The Empower Units, Empower Class A Shares and Empower Public Warrants are currently listed on the New York
Stock Exchange (NYSE) under the symbols EMPW.U, EMPW and EMPW WS, respectively. New Holley will apply for listing, to be effective at the time of the Business Combination, of Domestication Common Stock
and Domestication Public Warrants on the NYSE under the proposed symbols HLLY and HLLY WS, respectively. It is a condition of the consummation of the Business Combination that Empower receive confirmation from NYSE that the
Domestication Common Stock and Domestication Public Warrants have been approved for listing on NYSE. There can be no assurance such listing condition will be met. If such listing condition is not met, the Business Combination will not be consummated
unless such listing condition is waived by the applicable parties.
This proxy
statement/prospectus provides shareholders of Empower with detailed information about the proposed Business Combination and other matters to be considered at the extraordinary general meeting of Empower. We encourage you to read this entire
document, including the Annexes and other documents referred to herein, carefully and in their entirety. You should also carefully consider the risk factors described in the section titled Risk
Factors of this proxy statement/prospectus.

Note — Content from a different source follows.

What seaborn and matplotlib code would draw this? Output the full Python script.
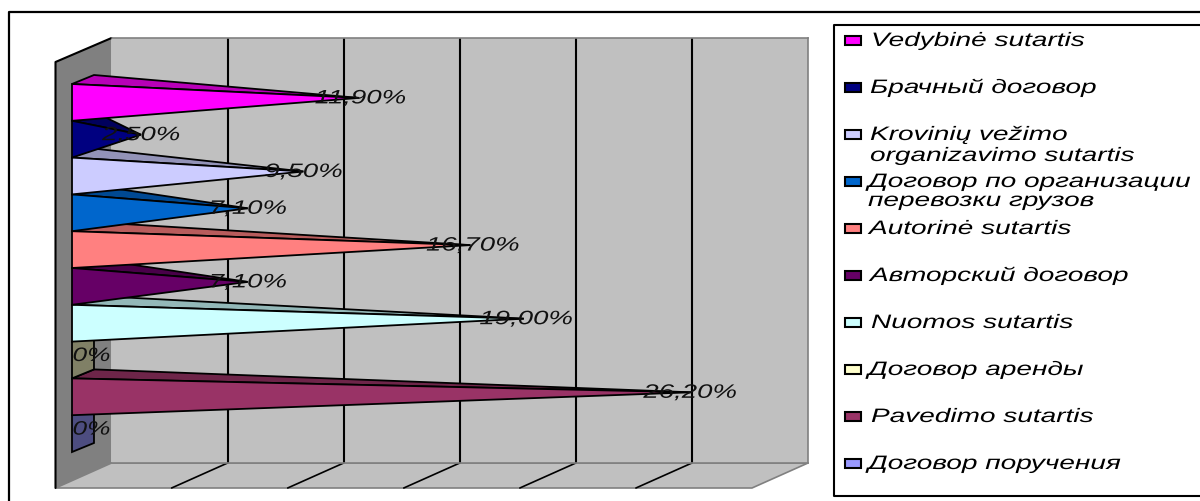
import matplotlib
matplotlib.use("Agg")
import matplotlib.pyplot as plt
from matplotlib.patches import Polygon, Rectangle
from matplotlib.patheffects import AbstractPathEffect
from matplotlib.transforms import Affine2D
from matplotlib.colors import to_rgb
import pandas as pd
import seaborn as sns

contracts = ["Vedybinė sutartis", "Брачный договор", "Krovinių vežimo\norganizavimo sutartis",
             "Договор по организации\nперевозки грузов", "Autorinė sutartis", "Авторский договор",
             "Nuomos sutartis", "Договор аренды", "Pavedimo sutartis", "Договор поручения"]
shares = [11.9, 2.5, 9.5, 7.1, 16.7, 7.1, 19.0, 0, 26.2, 0]
value_labels = ["11,90%", "2,50%", "9,50%", "7,10%", "16,70%", "7,10%", "19,00%", "0%", "26,20%", "0%"]
colors = ["#FF00FF", "#000080", "#CCCCFF", "#0066CC", "#FF8080",
          "#660066", "#CCFFFF", "#FFFFCC", "#993366", "#9999FF"]
grid_ticks = [0, 5, 10, 15, 20, 25, 30]

W, H = 1200, 502
DEPTH_X, DEPTH_Y = 22, 9      # pyramid base depth in pixels
WALL_DX, WALL_DY = 56, 25     # chart box depth in pixels


class StretchX(AbstractPathEffect):
    """Draws glyphs wider than the font's natural proportions."""
    def __init__(self, factor):
        super().__init__()
        self.factor = factor

    def draw_path(self, renderer, gc, tpath, affine, rgbFace=None):
        renderer.draw_path(gc, tpath, Affine2D().scale(self.factor, 1) + affine, rgbFace)


def shade(color, k):
    return tuple(c * k for c in to_rgb(color))


def axes_at(left, top, right, bottom, **kw):
    return fig.add_axes([left / W, 1 - bottom / H, (right - left) / W, (bottom - top) / H], **kw)


sns.set_theme(style="white")
plt.rcParams["font.family"] = ["Liberation Sans", "DejaVu Sans"]
fig = plt.figure(figsize=(W / 100, H / 100), dpi=100)

# Page layer: outer frame, legend box, walls and floor, addressed in pixels
page = fig.add_axes([0, 0, 1, 1], zorder=0)
page.set_xlim(0, W)
page.set_ylim(H, 0)
page.axis("off")
page.plot([9, 9, W], [H, 13, 13], color="black", lw=1.6)
page.plot([W, 833.5, 833.5, W], [26, 26, 497, 497], color="black", lw=1.5)

back_left, back_right, back_top, back_bottom = 111.5, 808, 39, 464
page.add_patch(Polygon([(back_left - WALL_DX, back_top + 24), (back_left, back_top),
                        (back_left, back_bottom), (back_left - WALL_DX, back_bottom + WALL_DY)],
                       fc="#808080", ec="none"))
page.plot([back_left - WALL_DX, back_left - WALL_DX, back_left],
          [back_bottom + WALL_DY, back_top + 24, back_top], color="black", lw=1.5)
page.add_patch(Polygon([(back_left - WALL_DX, back_bottom + WALL_DY), (back_left, back_bottom),
                        (back_right, back_bottom), (back_right - WALL_DX, back_bottom + WALL_DY)],
                       fc="#C0C0C0", ec="#808080", lw=1.2))

# Back wall with the value gridlines
wall = axes_at(back_left, back_top, back_right, back_bottom, zorder=1)
wall.set_facecolor("#C0C0C0")
wall.set_xlim(grid_ticks[0], grid_ticks[-1])
wall.set_ylim(0, 1)
wall.set_xticks(grid_ticks[1:-1])
wall.set_yticks([])
wall.tick_params(bottom=False, labelbottom=False)
wall.grid(axis="x", color="black", lw=1.5)
for spine in wall.spines.values():
    spine.set_color("#808080")
    spine.set_linewidth(1.2)
wall.spines["left"].set_visible(False)

# Floor lines continue the gridlines towards the viewer
px_per_unit = (back_right - back_left) / grid_ticks[-1]
for tick in grid_ticks[1:-1]:
    gx = back_left + tick * px_per_unit
    page.plot([gx, gx - WALL_DX], [back_bottom, back_bottom + WALL_DY], color="black", lw=1.2)

# Bars: the categorical layout comes from seaborn, each cell then becomes a pyramid
data = pd.DataFrame({"contract": contracts, "share": shares})
ax = axes_at(72, 85, 768, 453, zorder=2)
ax.patch.set_alpha(0)
sns.barplot(data=data, y="contract", x="share", hue="contract", palette=colors,
            width=1.0, orient="h", legend=False, dodge=False, ax=ax)
ax.set_xlim(0, grid_ticks[-1])
ax.set_ylim(len(contracts) - 0.5, -0.5)
ax.axis("off")

bars = {round(p.get_y() + p.get_height() / 2): p for p in ax.patches}
row_h = 368 / len(contracts)
dx_units = DEPTH_X / px_per_unit
dy_units = DEPTH_Y / row_h
line = dict(ec="black", lw=1.3, joinstyle="miter", clip_on=False)

# Lower rows first, so each front face covers the top face of the row beneath it
for i in reversed(range(len(contracts))):
    rect = bars[i]
    y0, y1 = rect.get_y(), rect.get_y() + rect.get_height()
    value = rect.get_width()
    color = colors[i]
    rect.set_visible(False)
    if value == 0:
        ax.add_patch(Polygon([(0, y0), (dx_units, y0 - dy_units), (dx_units, y1 - dy_units), (0, y1)],
                             fc=shade(color, 0.5), **line))
    else:
        apex = (value + dx_units / 2, (y0 + y1) / 2 - dy_units / 2)
        ax.add_patch(Polygon([(0, y0), (dx_units, y0 - dy_units), apex], fc=shade(color, 0.72), **line))
        ax.add_patch(Polygon([(0, y0), (0, y1), apex], fc=color, **line))

# Value labels are centred on each pyramid's apex
label_widths = {"11,90%": 89, "16,70%": 89, "19,00%": 89, "26,20%": 95, "2,50%": 78, "9,50%": 78, "7,10%": 78, "0%": 39}
for i, (value, label) in enumerate(zip(shares, value_labels)):
    w_px = label_widths[label]
    x = value + dx_units / 2 - (w_px / 2 - (9 if value == 0 else 0)) / px_per_unit
    y = i - dy_units / 2 + 1 / row_h
    ax.text(x, y, label, fontsize=14, style="italic", ha="left", va="center", color="#111111",
            clip_on=False, zorder=6, path_effects=[StretchX(1.42 if value else 1.35)])

# Legend, with keys and labels set on the page layer
key_centres = [41, 88, 135, 182, 229, 276, 323, 370, 417, 464]
text_lefts = [871, 870, 870, 868, 869, 870, 871, 868, 871, 868]
second_line_gaps = {2: 21, 3: 19}
for i, (name, color, yc, tx) in enumerate(zip(contracts, colors, key_centres, text_lefts)):
    page.add_patch(Rectangle((845, yc - 4), 15.5, 8.5, fc=color, ec="black", lw=1.5))
    baseline = yc + 6
    for part in name.split("\n"):
        page.text(tx, baseline, part, fontsize=14, style="italic", ha="left", va="baseline", color="black",
                  path_effects=[StretchX(1.44)])
        baseline += second_line_gaps.get(i, 0)

fig.savefig("out.png", dpi=100, facecolor="white")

NEITHER THE SECURITIES AND EXCHANGE COMMISSION NOR ANY STATE
SECURITIES REGULATORY AGENCY HAS APPROVED OR DISAPPROVED THE TRANSACTIONS DESCRIBED IN THIS PROXY STATEMENT/PROSPECTUS, PASSED UPON THE MERITS OR FAIRNESS OF THE BUSINESS COMBINATION OR RELATED TRANSACTIONS OR PASSED UPON THE ADEQUACY OR ACCURACY OF
THE DISCLOSURE IN THIS PROXY STATEMENT/PROSPECTUS. ANY REPRESENTATION TO THE CONTRARY CONSTITUTES A CRIMINAL OFFENSE.